Rater characteristics and rater bias: implications for training

Recent developments in multifaceted Rasch measurement (Linacre, 1989) have made possible new kinds of investigation of aspects (or 'facets') of performance assessments. Relevant characteristics of such facets (for exam ple, the relative harshness of individual raters, the relative difficulty of test tasks) are modelled and reflected in the resulting person ability measures. In addition, bias analyses, that is interactions between elements of any facet, can also be analysed. (For the facet 'person', an element is an individual candidate; for the facet 'rater', an element is an individual judge, and so on.) This permits investigation of the way a particular aspect of the test situation (type of candidate, choice of prompt, etc.) may elicit a consistently biased pattern of responses from a rater.

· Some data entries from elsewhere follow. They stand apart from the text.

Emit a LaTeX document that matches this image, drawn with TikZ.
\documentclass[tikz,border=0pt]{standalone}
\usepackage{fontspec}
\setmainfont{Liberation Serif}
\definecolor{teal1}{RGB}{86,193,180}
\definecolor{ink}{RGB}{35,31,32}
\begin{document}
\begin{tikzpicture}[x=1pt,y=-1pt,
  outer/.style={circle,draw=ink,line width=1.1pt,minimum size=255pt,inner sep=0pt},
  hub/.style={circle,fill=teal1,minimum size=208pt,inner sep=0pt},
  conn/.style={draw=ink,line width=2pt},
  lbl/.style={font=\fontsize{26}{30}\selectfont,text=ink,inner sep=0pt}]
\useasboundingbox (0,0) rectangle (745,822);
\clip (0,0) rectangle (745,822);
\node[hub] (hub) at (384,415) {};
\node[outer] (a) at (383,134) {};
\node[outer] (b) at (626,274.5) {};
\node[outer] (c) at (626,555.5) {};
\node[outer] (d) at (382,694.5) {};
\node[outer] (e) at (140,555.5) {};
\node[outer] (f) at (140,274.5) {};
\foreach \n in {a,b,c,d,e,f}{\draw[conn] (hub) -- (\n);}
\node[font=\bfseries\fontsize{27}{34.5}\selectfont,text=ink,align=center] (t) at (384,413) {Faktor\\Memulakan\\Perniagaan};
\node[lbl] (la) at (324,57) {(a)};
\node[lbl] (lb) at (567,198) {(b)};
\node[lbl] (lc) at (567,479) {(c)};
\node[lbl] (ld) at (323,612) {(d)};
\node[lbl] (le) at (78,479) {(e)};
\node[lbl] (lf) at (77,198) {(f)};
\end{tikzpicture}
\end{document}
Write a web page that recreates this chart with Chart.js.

The purpose of the research is to investigate the use of these analytical techniques in rater training for the speaking subtest of the Occupational English Test (OET), a specific-purpose ESL performance test for health professionals. The test involves a role-play based, profession-specific inter action, involving some degree of choice of role-play material. Data are presented from two rater training sessions separated by an 18-month interval and a subsequent operational test administration session. The analysis is used to establish 1) consistency of rater characteristics over different occasions; and 2) rater bias in relation to occasion of rating. The study thus addresses the question of the stability of rater characteristics, which has practical implications in terms of the accreditation of raters and the requirements of data analysis following test administration sessions. It also has research implications concerning the role of multifaceted Rasch measurement in understanding rater behaviour in performance assessment contexts.